The organization to which he belongs, the American Meteorological Society, has certainly made a clear stand on the issue.
In August, they emerged from their national conference with the following statement:
“There is unequivocal evidence that Earth’s lower atmosphere, ocean, and land surface are warming; sea level is rising; and snow cover, mountain glaciers, and Arctic sea ice are shrinking. The dominant cause of the warming since the 1950s is human activities.”
In his presentation, Wilkes mentioned 1934 as a hot year, and indeed it was. He spoke of 1934 to question claims of global warming, but according to Skeptical Science, my personal go to resource for all-things-climate-change:
“The year 1934 was a very hot year in the United States, ranking third behind 2006 and 1998. However, global warming takes into account temperatures over the entire planet. The U.S.’s land area accounts for only 2% of the earth’s total surface area. Despite the U.S. heat in 1934, the year was not so hot over the rest of the planet, and is barely holding onto a place in the hottest 50 years in the global rankings (today it ranks 47th).”
Wilkes admits his view is “short-term” — as a meteorologist this makes sense. He’s looking for immediate trends, in fact, he says his chief job is to “save lives” — i.e. warn people about dangerous weather events.
Late in his presentation, he asked again, “Is this global warming real?” Something IS going on, he acknowledged. Then he asked if we, as a human race, could alter the impacts of a warming planet, such as melting glaciers? “I think so,” was his reply.
He then asked the room “How many of you believe in global warming?”
I didn’t the see the answer, because I was too stunned watching the next speaker, Dannenmaier, NOT raise his hand.
So much for having a counterpoint at this event!
However, when Dannenmaier got up for his turn, he quickly referenced Wilkes’ query about whether attendees believed in global warming. Dannenmaier said it’s not a matter of belief — since it is a confirmed science — and so this question doesn’t even fit in the conversation.
Ah, that’s why he did not raise his hand.
To me, it’s like asking people if they believe in gravity.
Dannenmaier expressed his admiration for Wilkes, and called himself a “weather nerd who didn’t become a meteorologist.” But, as a paperboy he was profoundly affected by the weather.
Weather, Dannenmaier said, is an entry point to the broader story of climate and how it relates to energy.
Weather is not the climate, he stressed.

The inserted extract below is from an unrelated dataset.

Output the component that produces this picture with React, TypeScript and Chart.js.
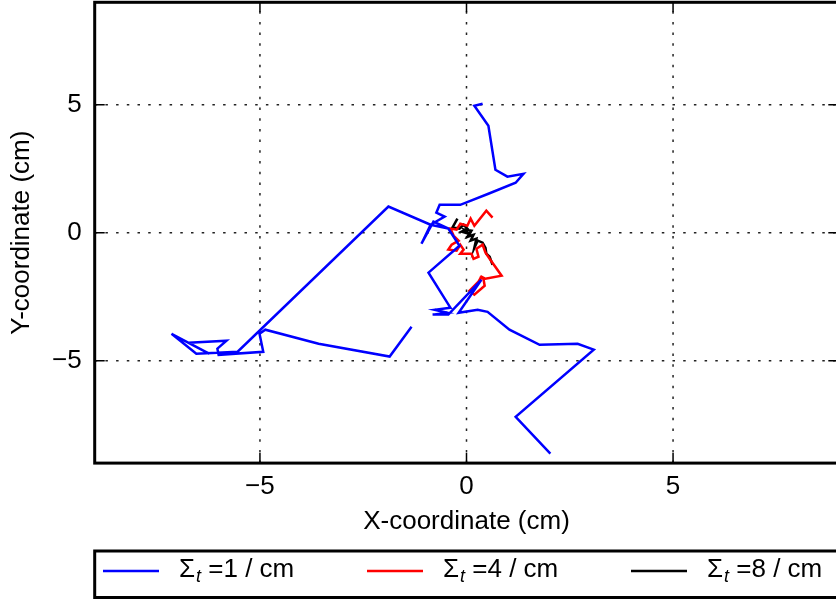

Acknowledging the complexity facing, say, a meteorologist, one hot summer or one really cold day does not speak to larger, climate-scale trends.
What does the data say?
• There really isn’t a debate about the reality of climate change.
• Climate change is caused by humans.
Simple as that.
Dannenmaier walked us through a number of slides indicating this data, the connection between greenhouse gases and their impact on climate change, and thus on our weather.
The fact that neither he nor Wilkes ever got to the ostensible purpose of the event, “Extreme Weather and the Water-Energy Connection,” was not an affront. Overall, it was a scintillating couple of presentations to a room that was probably evenly divided between those who accept the reality of human-caused climate change, and those who do not.